Despite the best placatory efforts of a young Emirati volunteer, the crowd was in no mood to be assuaged and began to form a miniature Van Allen belt of disquiet, marking the momentary limit of the museum’s civilising influence.

As my taxi eventually made its way across the Sheikh Khalifa Bridge and I looked back towards the new landmark, the episode reminded me of a frequently repeated comment made by its architect, Jean Nouvel. In designing the museum, the septuagenarian has said on many occasions, his ambition has not just been to create a spectacular new building, but to develop a new neighbourhood that could only exist in Abu Dhabi and, what is more, one that people will want to return to time and again.

Having visited the museum five times in the past week – three times for work and twice for pleasure – I can say that on several of those counts, Louvre Abu Dhabi is an undoubted success.

Handcrafted, rather than designed, the building is an exquisite artefact that could only have been produced in a situation where the client was willing, and sufficiently endowed, to allow an architect the scope to achieve such a vision.

But if the building operates at an urban level, it does so in a way that is peculiar to its context, and not in the way that is so often expressed.

Louvre Abu Dhabi is already an Abu Dhabi neighbourhood par excellence, not because of its allusions to Islamic geometry or to a traditional medina, but because it is gated, self-enclosed and car-reliant, qualities that define the city’s existing urban fabric.
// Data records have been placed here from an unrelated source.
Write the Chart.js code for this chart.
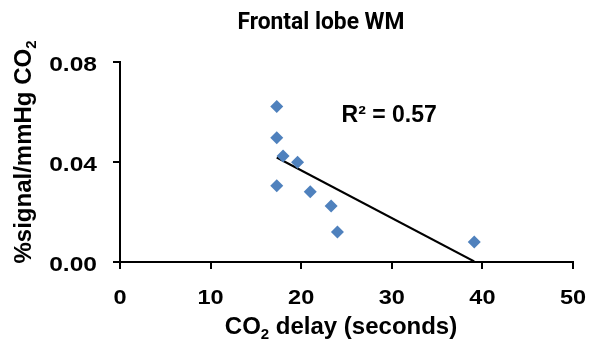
<!DOCTYPE html>
<html>
<head>
<meta charset="utf-8">
<script src="https://cdn.jsdelivr.net/npm/chart.js@4"></script>
<style>
  html, body { margin: 0; padding: 0; background: #fff; }
  #wrap { width: 592px; height: 343px; position: relative; }
</style>
</head>
<body>
<div id="wrap"><canvas id="chart" width="592" height="343"></canvas></div>
<script>
// Values
const delay = [17.3, 17.3, 18.0, 19.6, 17.3, 21.0, 23.3, 24.0, 39.1];
const signal = [0.0622, 0.0497, 0.0424, 0.0399, 0.0305, 0.0281, 0.0224, 0.0120, 0.0080];
const trendX = [17.3, 39.1];
const trendY = [0.0418, 0.0002];
const xTicks = [0, 10, 20, 30, 40, 50];
const yTicks = [0, 0.04, 0.08];
const yTickLabels = ['0.00', '0.04', '0.08'];
const rSquared = '0.57';

const AXIS_FONT = '"Liberation Sans", Arial, sans-serif';

// text drawn with a horizontal stretch (the reference text is a bit wide)
function stretchText(ctx, text, x, y, sx, align) {
  const w = ctx.measureText(text).width * sx;
  let left = x;
  if (align === 'center') left = x - w / 2;
  if (align === 'right') left = x - w;
  ctx.save();
  ctx.translate(left, y);
  ctx.scale(sx, 1);
  ctx.textAlign = 'left';
  ctx.fillText(text, 0, 0);
  ctx.restore();
}

// draw text made of [text, isSubscript] parts, centred on x
function drawParts(ctx, parts, x, y, size) {
  const fontFor = p => `bold ${p[1] ? Math.round(size * 0.62) : size}px ${AXIS_FONT}`;
  const widths = parts.map(p => { ctx.font = fontFor(p); return ctx.measureText(p[0]).width; });
  const total = widths.reduce((a, b) => a + b, 0);
  let cx = x - total / 2;
  ctx.textAlign = 'left';
  parts.forEach((p, i) => {
    ctx.font = fontFor(p);
    ctx.fillText(p[0], cx, p[1] ? y + size * 0.2 : y);
    cx += widths[i];
  });
}

const labelsPlugin = {
  id: 'labels',
  afterDraw(chart) {
    const ctx = chart.ctx;
    const xs = chart.scales.x;
    const ys = chart.scales.y;
    ctx.save();
    ctx.fillStyle = '#000';

    // title (Calibri-like, narrow and heavy)
    ctx.font = 'bold 24px Roboto, "Open Sans", sans-serif';
    ctx.textBaseline = 'alphabetic';
    const tw = ctx.measureText('Frontal lobe WM').width;
    stretchText(ctx, 'Frontal lobe WM', 321, 29, 167 / tw, 'center');

    // tick labels
    ctx.font = `bold 21px ${AXIS_FONT}`;
    ctx.textBaseline = 'middle';
    xTicks.forEach(v => stretchText(ctx, String(v), xs.getPixelForValue(v), 298, 1.12, 'center'));
    yTicks.forEach((v, i) => stretchText(ctx, yTickLabels[i], 97, ys.getPixelForValue(v) + 3, 1.17, 'right'));

    // x axis title
    ctx.textBaseline = 'alphabetic';
    drawParts(ctx, [['CO', false], ['2', true], [' delay (seconds)', false]], 341, 334, 24);

    // y axis title
    ctx.save();
    ctx.translate(31, 152);
    ctx.rotate(-Math.PI / 2);
    drawParts(ctx, [['%signal/mmHg CO', false], ['2', true]], 0, 0, 24);
    ctx.restore();

    // R squared annotation
    ctx.font = `bold 23px ${AXIS_FONT}`;
    ctx.textAlign = 'left';
    ctx.fillText('R² = ' + rSquared, xs.getPixelForValue(24.45), ys.getPixelForValue(0.0561));
    ctx.restore();
  }
};

new Chart(document.getElementById('chart'), {
  type: 'scatter',
  data: {
    datasets: [
      {
        label: 'Trend',
        type: 'line',
        data: trendX.map((x, i) => ({ x: x, y: trendY[i] })),
        borderColor: '#000',
        borderWidth: 2,
        pointRadius: 0,
        fill: false,
        order: 2
      },
      {
        label: 'Frontal lobe WM',
        data: delay.map((x, i) => ({ x: x, y: signal[i] })),
        pointStyle: 'rectRot',
        pointRadius: 6.5,
        backgroundColor: '#4F81BD',
        borderColor: '#4F81BD',
        borderWidth: 0,
        order: 1
      }
    ]
  },
  options: {
    responsive: false,
    animation: false,
    layout: { padding: { top: 62, right: 19, left: 0, bottom: 0 } },
    plugins: {
      legend: { display: false },
      tooltip: { enabled: false }
    },
    scales: {
      x: {
        type: 'linear',
        min: 0,
        max: 50,
        afterBuildTicks: scale => { scale.ticks = xTicks.map(v => ({ value: v })); },
        afterFit: scale => { scale.height = 81; },
        border: { display: true, color: '#000', width: 2 },
        grid: { drawOnChartArea: false, drawTicks: true, tickLength: 7, color: '#000', lineWidth: 2 },
        ticks: { display: false }
      },
      y: {
        type: 'linear',
        min: 0,
        max: 0.08,
        afterBuildTicks: scale => { scale.ticks = yTicks.map(v => ({ value: v })); },
        afterFit: scale => { scale.width = 120; },
        border: { display: true, color: '#000', width: 2 },
        grid: { drawOnChartArea: false, drawTicks: true, tickLength: 7, color: '#000', lineWidth: 2 },
        ticks: { display: false }
      }
    }
  },
  plugins: [labelsPlugin]
});
</script>
</body>
</html>
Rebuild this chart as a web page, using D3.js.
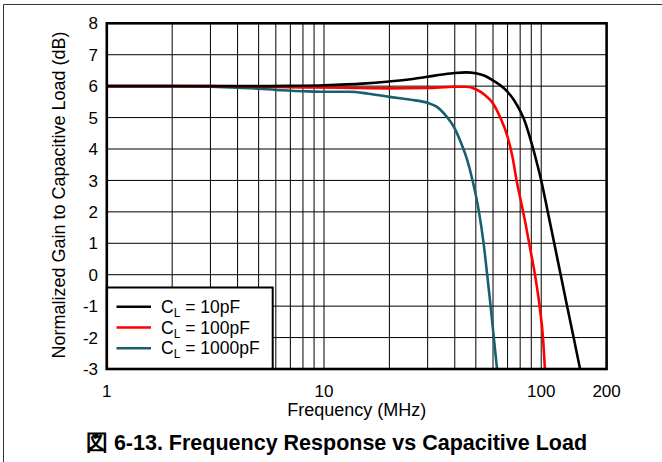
<!DOCTYPE html>
<html lang="en">
<head>
<meta charset="UTF-8"/>
<title>Frequency Response vs Capacitive Load</title>
<script src="https://d3js.org/d3.v7.min.js"></script>
<style>
    body { margin: 0; background: #fff; }
    text { font-family: "Liberation Sans", Arial, sans-serif; fill: #000; }
</style>
</head>
<body>
<div id="chart"></div>
<script>
    // Data (frequency in MHz, gain in dB)
    const freq10 = [1, 3, 5, 7, 10, 15, 20, 25, 30, 35, 40, 45, 50, 55, 60, 65, 70, 75, 80, 82.7, 85, 88, 91.9, 96, 100, 107.2, 114.8, 122.9, 131.6, 141, 151];
    const gain10 = [6.0, 6.0, 6.0, 6.01, 6.03, 6.08, 6.15, 6.22, 6.3, 6.37, 6.42, 6.44, 6.41, 6.33, 6.18, 6.02, 5.82, 5.55, 5.21, 5.0, 4.78, 4.45, 4.0, 3.5, 3.0, 2.0, 1.0, 0.0, -1.0, -2.0, -3.0];

    const freq100 = [1, 3, 5, 8, 12, 20, 30, 40, 45, 50, 55, 60, 65, 70, 74, 77, 80, 84, 88, 93.6, 98.3, 101.9, 104];
    const gain100 = [6.0, 6.0, 5.98, 5.96, 5.95, 5.93, 5.94, 5.98, 5.98, 5.9, 5.72, 5.45, 4.98, 4.39, 3.7, 3.0, 2.45, 1.75, 1.0, 0.0, -1.0, -2.0, -3.0];

    const freq1000 = [1, 2, 3, 4, 5, 6, 8, 10, 13, 16, 20, 25, 30, 33, 36, 40, 43, 45.4, 48.3, 51.7, 54.3, 56.4, 58.5, 60.5, 62.6];
    const gain1000 = [6.0, 6.0, 5.98, 5.95, 5.92, 5.88, 5.84, 5.82, 5.82, 5.76, 5.66, 5.57, 5.47, 5.35, 5.1, 4.65, 4.15, 3.7, 3.0, 2.0, 1.0, 0.0, -1.0, -2.0, -3.0];

    const seriesNames = ["10pF", "100pF", "1000pF"];
    const seriesColors = ["#000000", "#ff0000", "#17606e"];

    const xTickLabels = [1, 10, 100, 200];
    const yTickLabels = [-3, -2, -1, 0, 1, 2, 3, 4, 5, 6, 7, 8];

    const w = 662, h = 462;
    const plotLeft = 106.8, plotRight = 606.6, plotTop = 23.3, plotBottom = 369;

    const svg = d3.select("#chart").append("svg")
        .attr("width", w)
        .attr("height", h);

    // outer figure border (top and left only)
    svg.append("path")
        .attr("d", "M3.5,462 V4.5 H662")
        .attr("fill", "none")
        .attr("stroke", "#333")
        .attr("stroke-width", 1);

    const x = d3.scaleLog().domain([1, 200]).range([plotLeft, plotRight]);
    const y = d3.scaleLinear().domain([-3, 8]).range([plotBottom, plotTop]);

    // grid lines
    svg.append("g")
        .selectAll("line")
        .data(x.ticks().filter(d => d > 1 && d < 200))
        .join("line")
        .attr("x1", d => x(d)).attr("x2", d => x(d))
        .attr("y1", plotTop).attr("y2", plotBottom)
        .attr("stroke", "#000").attr("stroke-width", 1);

    svg.append("g")
        .selectAll("line")
        .data(yTickLabels.filter(d => d > -3 && d < 8))
        .join("line")
        .attr("x1", plotLeft).attr("x2", plotRight)
        .attr("y1", d => y(d)).attr("y2", d => y(d))
        .attr("stroke", "#000").attr("stroke-width", 1);

    // curves
    const line = d3.line()
        .x(d => x(d[0]))
        .y(d => y(d[1]))
        .curve(d3.curveMonotoneX);

    const series = [
        d3.zip(freq10, gain10),
        d3.zip(freq100, gain100),
        d3.zip(freq1000, gain1000)
    ];

    svg.append("defs").append("clipPath").attr("id", "plot")
        .append("rect")
        .attr("x", plotLeft).attr("y", plotTop)
        .attr("width", plotRight - plotLeft).attr("height", plotBottom - plotTop);

    svg.append("g")
        .attr("clip-path", "url(#plot)")
        .selectAll("path")
        .data(series.slice().reverse())
        .join("path")
        .attr("d", line)
        .attr("fill", "none")
        .attr("stroke", (d, i) => seriesColors[2 - i])
        .attr("stroke-width", 2.6);

    // legend box
    const legend = svg.append("g");
    legend.append("rect")
        .attr("x", plotLeft).attr("y", 287.5)
        .attr("width", 272.7 - plotLeft).attr("height", plotBottom - 287.5)
        .attr("fill", "#fff")
        .attr("stroke", "#000")
        .attr("stroke-width", 2);

    const items = legend.selectAll("g.item")
        .data(seriesNames)
        .join("g")
        .attr("class", "item")
        .attr("transform", (d, i) => `translate(0, ${306.7 + i * 20.8})`);

    items.append("line")
        .attr("x1", 116.5).attr("x2", 151)
        .attr("stroke", (d, i) => seriesColors[i])
        .attr("stroke-width", 2.6);

    const lt = items.append("text")
        .attr("x", 161)
        .attr("y", 6)
        .attr("font-size", "17.5px");
    lt.append("tspan").text("C");
    lt.append("tspan").attr("font-size", "12px").attr("dy", 4).text("L");
    lt.append("tspan").attr("dy", -4).text(d => " = " + d);

    // plot frame
    svg.append("rect")
        .attr("x", plotLeft).attr("y", plotTop)
        .attr("width", plotRight - plotLeft).attr("height", plotBottom - plotTop)
        .attr("fill", "none")
        .attr("stroke", "#000")
        .attr("stroke-width", 2.6);

    // tick labels
    svg.append("g")
        .selectAll("text")
        .data(yTickLabels)
        .join("text")
        .attr("x", 98)
        .attr("y", d => y(d))
        .attr("dy", "0.36em")
        .attr("text-anchor", "end")
        .attr("font-size", "17px")
        .text(d => d);

    svg.append("g")
        .selectAll("text")
        .data(xTickLabels)
        .join("text")
        .attr("x", d => x(d))
        .attr("y", 397)
        .attr("text-anchor", "middle")
        .attr("font-size", "17px")
        .text(d => d);

    // axis titles
    svg.append("text")
        .attr("x", (plotLeft + plotRight) / 2)
        .attr("y", 416)
        .attr("text-anchor", "middle")
        .attr("font-size", "18px")
        .text("Frequency (MHz)");

    svg.append("text")
        .attr("transform", "rotate(-90)")
        .attr("x", -195)
        .attr("y", 65)
        .attr("text-anchor", "middle")
        .attr("font-size", "18px")
        .text("Normalized Gain to Capacitive Load (dB)");

    // figure caption
    svg.append("text")
        .attr("x", 336.5)
        .attr("y", 450)
        .attr("text-anchor", "middle")
        .attr("font-size", "21.5px")
        .attr("font-weight", "bold")
        .text("図 6-13. Frequency Response vs Capacitive Load");
</script>
</body>
</html>
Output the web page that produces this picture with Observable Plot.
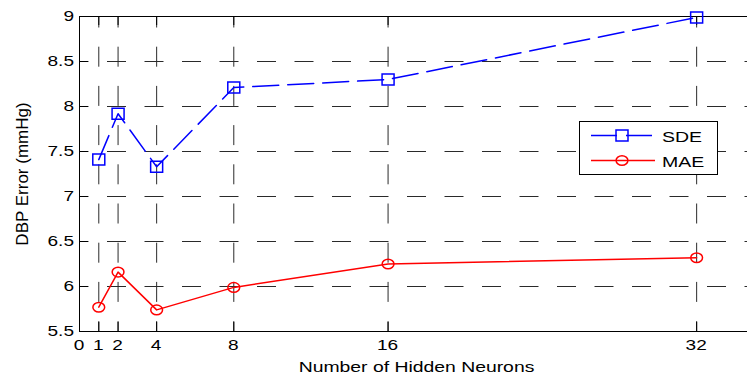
<!DOCTYPE html>
<html>
<head>
<meta charset="utf-8">
<script src="https://cdn.jsdelivr.net/npm/d3@7"></script>
<script src="https://cdn.jsdelivr.net/npm/@observablehq/plot@0.6"></script>
<style>
  html, body { margin: 0; padding: 0; background: #fff; overflow: hidden; }
</style>
</head>
<body>
<div id="chart"></div>
<script>
// Error of the DBP estimate versus the size of the hidden layer
const hiddenNeurons = [1, 2, 4, 8, 16, 32];
const sdeError = [7.41, 7.92, 7.33, 8.21, 8.30, 8.99];
const maeError = [5.77, 6.16, 5.74, 5.99, 6.25, 6.32];
const xTickValues = [0, 1, 2, 4, 8, 16, 32];
const yTickValues = [5.5, 6, 6.5, 7, 7.5, 8, 8.5, 9];
const seriesNames = ["SDE", "MAE"];
const seriesColors = ["#0000ff", "#ff0000"];
const xTitle = "Number of Hidden Neurons";
const yTitle = "DBP Error (mmHg)";
const xDomain = [0, 35];
const yDomain = [5.5, 9];

// Open markers, slightly wider than tall
const squareSymbol = {draw(ctx) { ctx.rect(-6, -5.5, 12, 11); }};
const ellipseSymbol = {draw(ctx) {
  const rx = 5.9, ry = 4.8, k = 0.5523;
  ctx.moveTo(rx, 0);
  ctx.bezierCurveTo(rx, k * ry, k * rx, ry, 0, ry);
  ctx.bezierCurveTo(-k * rx, ry, -rx, k * ry, -rx, 0);
  ctx.bezierCurveTo(-rx, -k * ry, -k * rx, -ry, 0, -ry);
  ctx.bezierCurveTo(k * rx, -ry, rx, -k * ry, rx, 0);
  ctx.closePath();
}};
const seriesSymbols = [squareSymbol, ellipseSymbol];
const seriesDash = ["26,9", null];

const rows = seriesNames.flatMap((name, s) =>
  hiddenNeurons.map((n, i) => ({series: name, neurons: n, error: [sdeError, maeError][s][i]}))
);

const gridColor = "#2a2a2a";
const fontFamily = "'Liberation Sans', Arial, sans-serif";

const chart = Plot.plot({
  width: 747,
  height: 375,
  marginLeft: 79,
  marginRight: -7,
  marginTop: 16,
  marginBottom: 44,
  x: {domain: xDomain, axis: null},
  y: {domain: yDomain, axis: null},
  style: {fontFamily, fontSize: "14px", background: "#fff", color: "#000", overflow: "hidden"},
  marks: [
    // dashed grid
    Plot.ruleX(xTickValues.filter(v => v > xDomain[0]), {
      x: d => d, y1: () => yDomain[1], y2: () => yDomain[0],
      stroke: gridColor, strokeDasharray: "20,19.2", strokeDashoffset: 8.5
    }),
    Plot.ruleY(yTickValues.filter(v => v > yDomain[0] && v < yDomain[1]), {
      y: d => d, x1: () => xDomain[0], x2: () => xDomain[1],
      stroke: gridColor, strokeDasharray: "19,18.5", strokeDashoffset: 9.5
    }),
    // inward tick marks
    Plot.ruleX(xTickValues, {x: d => d, y1: () => yDomain[0], y2: () => yDomain[0], insetTop: -9, stroke: "#000"}),
    Plot.ruleX(xTickValues, {x: d => d, y1: () => yDomain[1], y2: () => yDomain[1], insetBottom: -9, stroke: "#000"}),
    Plot.ruleY(yTickValues, {y: d => d, x1: () => xDomain[0], x2: () => xDomain[0], insetRight: -9, stroke: "#000"}),
    // axes box
    Plot.ruleX([xDomain[0]], {stroke: "#000"}),
    Plot.ruleY(yDomain, {stroke: "#000"}),
    // vertical axis title
    Plot.text([yTitle], {
      text: d => d, frameAnchor: "left", rotate: -90, dx: -57, textAnchor: "middle", lineAnchor: "middle",
      fontSize: 17
    }),
    // series
    ...seriesNames.map((name, s) => Plot.line(rows.filter(r => r.series === name), {
      x: "neurons", y: "error", stroke: seriesColors[s], strokeWidth: 1.5,
      strokeDasharray: seriesDash[s]
    })),
    ...seriesNames.map((name, s) => Plot.dot(rows.filter(r => r.series === name), {
      x: "neurons", y: "error", symbol: seriesSymbols[s], stroke: seriesColors[s],
      fill: "none", strokeWidth: 1.5
    }))
  ]
});

const sx = chart.scale("x"), sy = chart.scale("y");
const svg = d3.select(chart);

// horizontally widened label placed at (x, baseline y)
function wideText(parent, str, x, y, {size, stretch, anchor}) {
  return parent.append("text")
    .attr("transform", `translate(${x},${y}) scale(${stretch},1)`)
    .attr("text-anchor", anchor)
    .attr("font-family", fontFamily)
    .attr("font-size", size)
    .attr("fill", "#000")
    .text(str);
}

// tick labels and horizontal axis title
const labels = svg.append("g").attr("aria-label", "tick labels");
const xBase = sy.apply(yDomain[0]);
xTickValues.forEach(v => wideText(labels, String(v), sx.apply(v), xBase + 19, {size: 14, stretch: 1.36, anchor: "middle"}));
const yEdge = sx.apply(xDomain[0]);
yTickValues.forEach(v => wideText(labels, String(v), yEdge - 5, sy.apply(v) + 5, {size: 14, stretch: 1.36, anchor: "end"}));
wideText(labels, xTitle, (sx.apply(xDomain[0]) + sx.apply(xDomain[1])) / 2, xBase + 41, {size: 15.5, stretch: 1.25, anchor: "middle"});

// legend box inside the plot area
const legend = svg.append("g").attr("aria-label", "legend");
legend.append("rect")
  .attr("x", 579.5).attr("y", 121.5).attr("width", 138).attr("height", 53)
  .attr("fill", "#fff").attr("stroke", "#000");
seriesNames.forEach((name, s) => {
  const cy = 135.5 + s * 25;
  legend.append("line")
    .attr("x1", 591).attr("x2", 655).attr("y1", cy).attr("y2", cy)
    .attr("stroke", seriesColors[s]).attr("stroke-width", 1.5)
    .attr("stroke-dasharray", seriesDash[s]);
  const p = d3.path();
  seriesSymbols[s].draw(p);
  legend.append("path")
    .attr("d", p.toString()).attr("transform", `translate(622,${cy})`)
    .attr("fill", "none").attr("stroke", seriesColors[s]).attr("stroke-width", 1.5);
  wideText(legend, name, 662, cy + 6, {size: 15, stretch: 1.3, anchor: "start"});
});

document.getElementById("chart").appendChild(chart);
</script>
</body>
</html>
Much of this might still change, but only if the city changes around Louvre Abu Dhabi. Now is the time to embrace Jean Nouvel’s masterpiece in a wider cultural district, defined by fully-functional public open space and properly serviced by public transport. The project has shown the world what Abu Dhabi is capable of, and now it should act as a catalyst, not just for the transformation of its corner of Saadiyat Island, but for the whole of the city.

Addressing the needs of residents in this way could be the museum’s great urban legacy and a fitting way to build upon Nouvel’s architectural ambition.